Kirsten Sanders, in an essay ostensibly about the current online discourse around “Rules of Life,” offering some programmatic statements that resonate deeply with me:
Improving people is not the primary work of the church.
People can’t be programmed.
The Church is not a social program.
Rules of Life arise from community, they don’t exist as individual devices, or to form a community.
If we do not stop expecting worship to do something, it will never do the thing it is actually for.
Like Sanders, I’m fairly ignorant of the “Rules of Life” discourse. Which also means I’m uninterested in how well her piece speaks into that conversation. Regardless, I do think she’s putting her finger on something really important—in this essay and in her writing more generally. She says this, almost in passing:
I’ll tell you now that I think sin, and its opposite, grace, is the chief misunderstanding we are having in our technological age. It’s not “the problem of the human” merely; it is how we operate, what kinds of things we are prone to, how we will and don’t and how our desires can so turn us against ourselves that we become hedgehogs, operating at a remove from ourselves, we desire to outsource virtue and vice. This is why things like algorithms and advertising are so so hideous. We consider that man himself might be bought and sold and formed, as an outcome, as a product, as a result.

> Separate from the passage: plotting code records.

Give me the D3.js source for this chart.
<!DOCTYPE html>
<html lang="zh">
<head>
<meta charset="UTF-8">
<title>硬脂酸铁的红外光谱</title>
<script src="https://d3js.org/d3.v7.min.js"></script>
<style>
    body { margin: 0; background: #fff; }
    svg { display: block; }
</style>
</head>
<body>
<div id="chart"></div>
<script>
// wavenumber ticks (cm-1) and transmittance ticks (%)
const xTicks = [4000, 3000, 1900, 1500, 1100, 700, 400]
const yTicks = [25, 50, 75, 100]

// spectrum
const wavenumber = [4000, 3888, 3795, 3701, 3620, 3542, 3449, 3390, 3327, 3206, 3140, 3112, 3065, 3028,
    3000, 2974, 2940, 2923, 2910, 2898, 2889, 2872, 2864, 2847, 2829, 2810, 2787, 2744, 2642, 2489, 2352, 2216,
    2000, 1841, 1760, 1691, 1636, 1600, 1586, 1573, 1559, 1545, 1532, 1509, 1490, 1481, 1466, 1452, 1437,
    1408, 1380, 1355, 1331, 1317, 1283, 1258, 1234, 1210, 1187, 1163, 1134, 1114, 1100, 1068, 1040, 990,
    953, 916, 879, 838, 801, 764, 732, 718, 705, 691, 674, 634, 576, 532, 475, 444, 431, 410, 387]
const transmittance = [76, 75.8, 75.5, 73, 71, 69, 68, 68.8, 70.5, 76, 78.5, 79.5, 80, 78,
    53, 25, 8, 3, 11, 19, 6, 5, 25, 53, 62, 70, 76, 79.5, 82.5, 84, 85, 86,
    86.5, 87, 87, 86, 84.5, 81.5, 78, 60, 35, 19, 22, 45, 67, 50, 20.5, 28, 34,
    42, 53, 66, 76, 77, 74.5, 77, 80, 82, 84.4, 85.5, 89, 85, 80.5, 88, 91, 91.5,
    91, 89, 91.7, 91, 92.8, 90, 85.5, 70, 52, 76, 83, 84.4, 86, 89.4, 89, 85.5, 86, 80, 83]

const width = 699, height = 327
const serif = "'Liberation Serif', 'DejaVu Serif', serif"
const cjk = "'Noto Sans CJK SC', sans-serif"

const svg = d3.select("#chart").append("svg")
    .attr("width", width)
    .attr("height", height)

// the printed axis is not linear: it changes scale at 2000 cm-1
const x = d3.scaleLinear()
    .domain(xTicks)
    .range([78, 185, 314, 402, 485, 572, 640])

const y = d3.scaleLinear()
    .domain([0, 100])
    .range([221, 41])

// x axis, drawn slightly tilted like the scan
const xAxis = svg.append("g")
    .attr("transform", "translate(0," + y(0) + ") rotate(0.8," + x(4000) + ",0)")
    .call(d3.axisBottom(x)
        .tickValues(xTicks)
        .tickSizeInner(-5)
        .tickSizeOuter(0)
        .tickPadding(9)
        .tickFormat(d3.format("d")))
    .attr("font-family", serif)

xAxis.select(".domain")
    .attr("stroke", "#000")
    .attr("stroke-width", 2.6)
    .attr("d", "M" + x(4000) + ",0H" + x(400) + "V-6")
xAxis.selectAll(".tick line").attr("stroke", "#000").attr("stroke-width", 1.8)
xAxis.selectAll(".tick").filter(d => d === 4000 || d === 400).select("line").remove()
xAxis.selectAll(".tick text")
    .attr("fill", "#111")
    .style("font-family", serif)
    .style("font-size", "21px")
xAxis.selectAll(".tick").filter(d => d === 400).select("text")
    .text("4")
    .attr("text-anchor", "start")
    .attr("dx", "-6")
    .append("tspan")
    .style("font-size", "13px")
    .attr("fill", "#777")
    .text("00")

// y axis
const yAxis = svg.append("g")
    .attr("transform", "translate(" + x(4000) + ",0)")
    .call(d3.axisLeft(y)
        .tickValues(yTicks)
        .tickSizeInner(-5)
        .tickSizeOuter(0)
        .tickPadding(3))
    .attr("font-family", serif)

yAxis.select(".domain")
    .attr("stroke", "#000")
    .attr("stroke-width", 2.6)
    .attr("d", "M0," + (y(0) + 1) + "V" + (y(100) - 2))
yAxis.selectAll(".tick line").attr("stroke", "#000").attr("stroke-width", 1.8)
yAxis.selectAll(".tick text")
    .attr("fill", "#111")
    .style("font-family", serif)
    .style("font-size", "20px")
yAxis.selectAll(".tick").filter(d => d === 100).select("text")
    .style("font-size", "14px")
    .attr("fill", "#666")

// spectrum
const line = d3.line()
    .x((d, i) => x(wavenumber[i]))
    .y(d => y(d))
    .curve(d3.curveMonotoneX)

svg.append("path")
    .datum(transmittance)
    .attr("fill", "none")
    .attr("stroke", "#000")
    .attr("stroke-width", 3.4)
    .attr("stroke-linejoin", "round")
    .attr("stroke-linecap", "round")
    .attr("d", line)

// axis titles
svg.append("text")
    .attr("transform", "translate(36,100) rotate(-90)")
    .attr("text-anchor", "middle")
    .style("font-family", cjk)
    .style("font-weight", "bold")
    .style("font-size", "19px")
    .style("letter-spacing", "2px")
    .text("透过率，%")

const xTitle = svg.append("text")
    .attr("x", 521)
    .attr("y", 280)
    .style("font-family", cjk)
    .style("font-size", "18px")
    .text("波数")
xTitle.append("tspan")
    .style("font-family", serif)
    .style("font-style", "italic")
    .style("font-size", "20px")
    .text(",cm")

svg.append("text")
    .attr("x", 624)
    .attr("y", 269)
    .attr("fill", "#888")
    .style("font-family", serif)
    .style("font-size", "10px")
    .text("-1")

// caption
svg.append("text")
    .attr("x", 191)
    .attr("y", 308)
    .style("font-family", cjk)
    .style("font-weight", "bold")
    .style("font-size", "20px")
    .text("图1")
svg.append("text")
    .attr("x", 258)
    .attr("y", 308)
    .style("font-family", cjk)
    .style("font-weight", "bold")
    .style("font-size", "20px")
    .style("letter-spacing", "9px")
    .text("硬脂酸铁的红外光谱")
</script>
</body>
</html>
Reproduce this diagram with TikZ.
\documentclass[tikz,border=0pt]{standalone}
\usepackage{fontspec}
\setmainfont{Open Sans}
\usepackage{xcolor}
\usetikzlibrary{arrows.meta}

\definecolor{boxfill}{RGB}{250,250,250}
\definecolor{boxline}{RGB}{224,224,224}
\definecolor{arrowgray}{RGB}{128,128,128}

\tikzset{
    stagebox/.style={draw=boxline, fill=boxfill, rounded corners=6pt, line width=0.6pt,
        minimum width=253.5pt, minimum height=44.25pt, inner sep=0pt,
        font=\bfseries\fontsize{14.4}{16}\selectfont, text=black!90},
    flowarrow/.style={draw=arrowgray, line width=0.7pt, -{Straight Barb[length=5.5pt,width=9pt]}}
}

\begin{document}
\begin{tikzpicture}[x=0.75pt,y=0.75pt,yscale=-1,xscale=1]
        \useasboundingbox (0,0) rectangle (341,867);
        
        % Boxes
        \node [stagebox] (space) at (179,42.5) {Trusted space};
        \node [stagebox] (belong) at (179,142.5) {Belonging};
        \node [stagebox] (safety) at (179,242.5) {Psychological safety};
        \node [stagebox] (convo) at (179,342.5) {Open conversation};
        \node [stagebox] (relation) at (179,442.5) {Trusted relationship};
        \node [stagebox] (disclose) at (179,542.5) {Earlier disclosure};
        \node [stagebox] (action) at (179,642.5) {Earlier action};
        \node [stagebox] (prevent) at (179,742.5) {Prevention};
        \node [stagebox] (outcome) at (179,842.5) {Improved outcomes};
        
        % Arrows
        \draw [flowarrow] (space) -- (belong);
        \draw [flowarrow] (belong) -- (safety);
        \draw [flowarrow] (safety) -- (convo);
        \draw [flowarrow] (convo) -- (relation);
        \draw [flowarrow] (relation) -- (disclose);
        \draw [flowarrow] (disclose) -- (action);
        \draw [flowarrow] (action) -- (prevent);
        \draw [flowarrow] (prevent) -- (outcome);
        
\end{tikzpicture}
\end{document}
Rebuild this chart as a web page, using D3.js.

I think this is such an essential insight. We don’t need more abstract accounts of human nature; rather, we need treatments that bring together a substantive account of our humanity with the actual environment we inhabit, with all its attendant temptations and habitual pathologies and incentives to not see what’s there. The operations of sin and grace are becoming equally remote and magical to us all, whether believer or not. It’s unsurprising that we’d reach for whatever tool is nearest to hand—in this case, a “Rule of Life”—in order to make sin more susceptible to human control and grace more routine. Much of Sanders' writing as of late seems to be aimed squarely at unmasking these sorts of technological assumptions, which have (for quite some time) undergirded so much of our practice of the faith. Her conclusion is apt:
And so I will continue to risk the misunderstanding and say again, you do not need a technique or a strategy or a Rule. The fact that you think you do suggests to me that what you do need is a better understanding of what it is you are. A creature, a vessel, a sinner in need of grace. “Holiness” is not an output.
Holiness is not an output. Let that one sink in for a while.